HARTMUT ROSA
Rendre le monde indisponible
"Voici mon hypothèse de travail : dans la mesure où nous, membres de la modernité tardive, visons, sur tous les plans cités – individuel, culturel, institutionnel et structurel –, la mise à disposition du monde, le monde nous fait toujours face sous forme de « point d’agression », ou de série de points d’agression, c’est-à-dire d’objets qu’il s’agit de connaître, d’atteindre, de conquérir, de dominer ou d’utiliser, et c’est précisément en cela que la « vie », ce qui constitue l’expérience de la vitalité et de la rencontre – ce qui permet la résonance –, que la « vie », donc, semble se dérober à nous, ce qui, à son tour, débouche sur la peur, la frustration, la colère et même le désespoir, qui s’expriment ensuite entre autres dans un comportement politique impuissant fondé sur l’agression."

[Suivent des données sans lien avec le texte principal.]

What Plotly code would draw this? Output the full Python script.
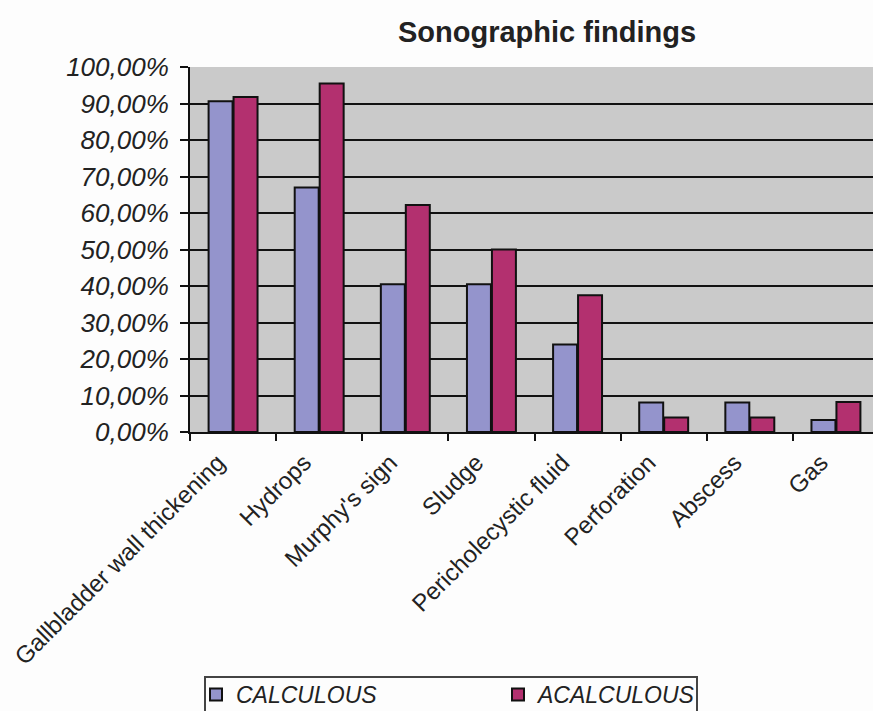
import plotly.graph_objects as go

categories = ["Gallbladder wall thickening", "Hydrops", "Murphy's sign", "Sludge",
              "Pericholecystic fluid", "Perforation", "Abscess", "Gas"]
calculous = [90.6, 67.0, 40.5, 40.5, 24.0, 8.1, 8.1, 3.3]
acalculous = [91.8, 95.5, 62.2, 50.0, 37.5, 4.0, 4.0, 8.2]
ytick_vals = [0, 10, 20, 30, 40, 50, 60, 70, 80, 90, 100]
ytick_text = ["0,00%", "10,00%", "20,00%", "30,00%", "40,00%", "50,00%",
              "60,00%", "70,00%", "80,00%", "90,00%", "100,00%"]

W, H = 879, 711
L, T, B = 190, 67, 279
PW, PH = W - L, H - T - B

fig = go.Figure()
fig.add_trace(go.Bar(name="CALCULOUS", x=categories, y=calculous,
                     marker=dict(color="#9494cc", line=dict(color="#111111", width=2))))
fig.add_trace(go.Bar(name="ACALCULOUS", x=categories, y=acalculous,
                     marker=dict(color="#b3306f", line=dict(color="#111111", width=2))))

# legend frame
fig.add_shape(type="rect", xref="paper", yref="paper",
              x0=(205 - L) / PW, x1=(697 - L) / PW,
              y0=-(677 - (T + PH)) / PH, y1=-(730 - (T + PH)) / PH,
              line=dict(color="#444444", width=2), fillcolor="rgba(0,0,0,0)", layer="above")

fig.update_layout(
    width=W, height=H,
    margin=dict(l=L, r=0, t=T, b=B, autoexpand=False),
    paper_bgcolor="#fdfdfd",
    plot_bgcolor="#cacaca",
    barmode="group", bargap=0.42, bargroupgap=0.04,
    font=dict(family="Liberation Sans, Arial", color="#222222"),
    title=dict(text="<b>Sonographic findings</b>", x=547 / W, xanchor="center",
               y=1 - 32 / H, yanchor="middle", font=dict(size=29, color="#222222")),
    showlegend=True,
    legend=dict(orientation="h", x=(196 - L) / PW, xanchor="left",
                y=-(673 - (T + PH)) / PH, yanchor="top",
                font=dict(size=23, style="italic", color="#222222"),
                borderwidth=0, bgcolor="rgba(0,0,0,0)",
                entrywidth=257, entrywidthmode="pixels", traceorder="normal",
                itemsizing="constant"),
)
fig.update_xaxes(tickangle=-45, tickfont=dict(size=24, color="#222222"),
                 showline=True, linecolor="#111111", linewidth=2, automargin=False,
                 ticks="outside", tickson="boundaries", ticklen=7, tickwidth=2, tickcolor="#111111",
                 ticklabelshift=-15, ticklabelstandoff=5,
                 showgrid=False)
fig.update_yaxes(range=[0, 100], tickvals=ytick_vals, ticktext=ytick_text,
                 tickfont=dict(size=26, style="italic", color="#222222"), automargin=False,
                 showline=True, linecolor="#111111", linewidth=2, ticklabelstandoff=6,
                 ticks="outside", ticklen=8, tickwidth=2, tickcolor="#111111",
                 showgrid=True, gridcolor="#111111", gridwidth=2, zeroline=False)

fig.write_html("out.html", config={"responsive": False, "displayModeBar": False},
               post_script="document.body.style.margin='0px';document.body.style.overflow='hidden';")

"Pour résumer l’argument que j’aimerais développer ici, ma thèse est que ce programme de mise à disposition du monde, imposé institutionnellement et fonctionnant, culturellement, comme une promesse, non seulement ne « fonctionne » pas, mais bascule littéralement en son contraire. Le monde rendu disponible sur les plans scientifique et technique, économique et politique semble se dérober et se fermer à nous d’une manière mystérieuse ; il se retire, devient illisible et muet, et plus encore : il se révèle à la fois menacé et menaçant, et donc au bout du compte constitutivement indisponible. Le symptôme manifeste de cette évolution est que, dans la culture de la modernité tardive, le « monde » apparaît de manière prédominante comme environnement ou comme le « global » de la globalisation politico-économique. Ce qui domine, dans le premier aspect, c’est alors la perception de la « destruction de l’environnement », dont les conséquences nous menacent de plus en plus. Mais les choses ne paraissent pas différentes quant au second aspect : la globalisation signale aujourd’hui, dans le discours politique, la perception d’un extérieur chaotique, périlleux, incontrôlable, qui exerce une pression dangereuse sur l’espace délimité de notre univers familier et contre lequel protectionnistes et militaristes promettent de nous préserver à l’aide de murs et de clôtures, de barrières douanières, mais aussi de dispositifs de télésurveillance et de tir automatique. Le monde devient ainsi à la fois ce qui subit une menace inquiétante et ce qui menace de manière inquiétante – or cela est précisément le contraire du disponible ; le monde apparaît comme indisponible. "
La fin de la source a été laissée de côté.